Over the course of about a decade, Williams visited every single UN-recognized nation, some of the world’s most elusive destinations, including North Korea and Venezuela. While traveling the world, he visited a “micronation,” or a self-declared territory, in Nevada known as the “Republic of Molossia.”

In the fall of 2021, Williams purchased a 11-acre plot of empty, desert land deep in the arid landscape of Southern California’s Imperial County, about 100 miles east of San Diego, to establish his new nation on.

A few months later, on Dec. 1, he officially declared independence from the United States, signing the secession document from “Dublândia,” the capital of the new “Republic of Slowjamastan.”

KTLA Morning show anchors discussed the new micronation on air, and that’s when they got an invitation to join his nation as ambassadors.

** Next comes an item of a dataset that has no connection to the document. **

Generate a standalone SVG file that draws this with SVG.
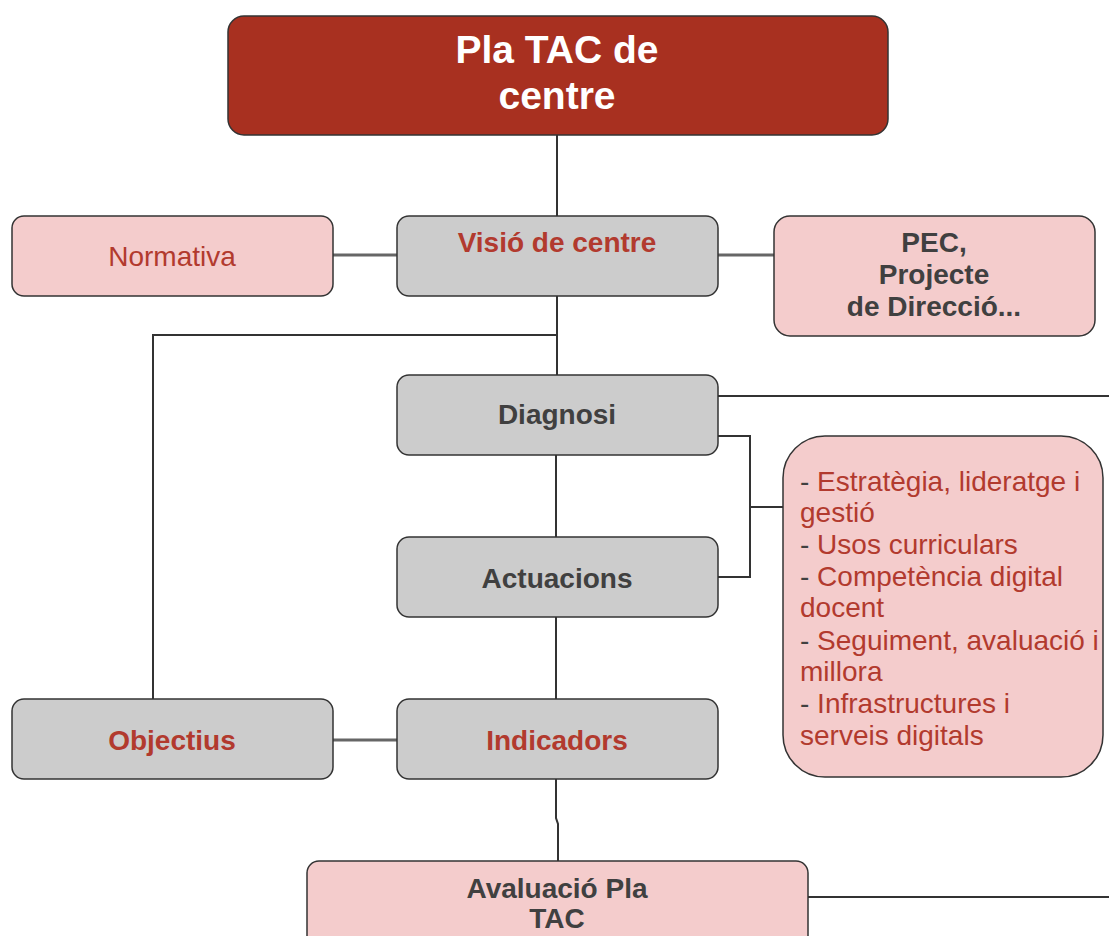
<svg xmlns="http://www.w3.org/2000/svg" width="1109" height="936" viewBox="0 0 1109 936">
<style>
.box{stroke:#333;stroke-width:1.5}
.pink{fill:#F4CCCC}
.gray{fill:#CCCCCC}
.title{fill:#A83020}
text{font-family:"Liberation Sans",Arial,sans-serif;font-size:28px;text-anchor:middle}
.b{font-weight:bold}
.red{fill:#B23A2E}
.dk{fill:#404040}
.wh{fill:#FFFFFF;font-size:39px;font-weight:bold}
.list{text-anchor:start;fill:#B23A2E}
.list tspan.d{fill:#404040}
.conn{fill:none;stroke:#333;stroke-width:2}
.conn2{fill:none;stroke:#666;stroke-width:3}
</style>
<rect width="1109" height="936" fill="#FFFFFF"/>
<g id="connectors">
<path class="conn" d="M557 135 V216"/>
<path class="conn2" d="M333 255 H397"/>
<path class="conn2" d="M718 255 H774"/>
<path class="conn" d="M557 296 V375"/>
<path class="conn" d="M557 335 H153 V699"/>
<path class="conn" d="M718 396 H1109"/>
<path class="conn" d="M718 436 H750 V577 H718"/>
<path class="conn" d="M750 507 H783"/>
<path class="conn" d="M556 455 V537"/>
<path class="conn" d="M556 617 V699"/>
<path class="conn2" d="M333 740 H397"/>
<path class="conn" d="M556 779 V818 L558 824 V861"/>
<path class="conn" d="M808 897 H1109"/>
</g>
<g id="pla-tac">
<rect class="box title" x="228" y="16" width="660" height="119" rx="16"/>
<text class="wh" x="557" y="63">Pla TAC de</text>
<text class="wh" x="557" y="109">centre</text>
</g>
<g id="normativa">
<rect class="box pink" x="12" y="216" width="321" height="80" rx="12"/>
<text class="red" x="172" y="266">Normativa</text>
</g>
<g id="visio">
<rect class="box gray" x="397" y="216" width="321" height="80" rx="12"/>
<text class="red b" x="557" y="252">Visió de centre</text>
</g>
<g id="pec">
<rect class="box pink" x="774" y="216" width="321" height="120" rx="16"/>
<text class="dk b" x="934" y="252">PEC,</text>
<text class="dk b" x="934" y="284">Projecte</text>
<text class="dk b" x="934" y="316">de Direcció...</text>
</g>
<g id="diagnosi">
<rect class="box gray" x="397" y="375" width="321" height="80" rx="12"/>
<text class="dk b" x="557" y="424">Diagnosi</text>
</g>
<g id="actuacions">
<rect class="box gray" x="397" y="537" width="321" height="80" rx="12"/>
<text class="dk b" x="557" y="588">Actuacions</text>
</g>
<g id="ambits">
<rect class="box pink" x="783" y="436" width="320" height="341" rx="42"/>
<text class="list" x="800" y="491"><tspan class="d">- </tspan>Estratègia, lideratge i</text>
<text class="list" x="800" y="522">gestió</text>
<text class="list" x="800" y="554"><tspan class="d">- </tspan>Usos curriculars</text>
<text class="list" x="800" y="586"><tspan class="d">- </tspan>Competència digital</text>
<text class="list" x="800" y="617">docent</text>
<text class="list" x="800" y="650"><tspan class="d">- </tspan>Seguiment, avaluació i</text>
<text class="list" x="800" y="681">millora</text>
<text class="list" x="800" y="713"><tspan class="d">- </tspan>Infrastructures i</text>
<text class="list" x="800" y="745">serveis digitals</text>
</g>
<g id="objectius">
<rect class="box gray" x="12" y="699" width="321" height="80" rx="12"/>
<text class="red b" x="172" y="750">Objectius</text>
</g>
<g id="indicadors">
<rect class="box gray" x="397" y="699" width="321" height="80" rx="12"/>
<text class="red b" x="557" y="750">Indicadors</text>
</g>
<g id="avaluacio">
<rect class="box pink" x="307" y="861" width="501" height="100" rx="12"/>
<text class="dk b" x="557" y="898">Avaluació Pla</text>
<text class="dk b" x="557" y="928">TAC</text>
</g>
</svg>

The self-proclaimed sultan of slow jams went on to give an enticing offer to our anchors, saying they would get “VIP access to the Sultan’s Lazy River, diplomatic passport and dinner with the sultan at an establishment of your choice (Sizzler).” He also offered $500,000 a year in local currency.

Slowjamastan has all everything you would expect of a regular nation: It has a national anthem called “Slowjamastan (I think It’s Gonna Be an Awesome Place),” a “parliament,” an established national animal (the ringtail raccoon), and its own currency called the “duble” – a play on the Russian Ruble.

It doesn’t take much to be a citizen of the nation, or “Slowjamastani” – there are only a handful of eccentric laws that citizens have to abide by to avoid “banishment.” 

Slowjamastan statutes prohibit the wearing of Crocs, eating string cheese by biting directly into it, the playing of “mumble rap” music and driving in the left passing lane unless you’re actually passing another car, among other things.

While no citizens of the micronation actually live on its proclaimed territory, Williams says there are nearly 5,000 Slowjamastani, between those who are officially registered and those who are still waiting in line for citizenship.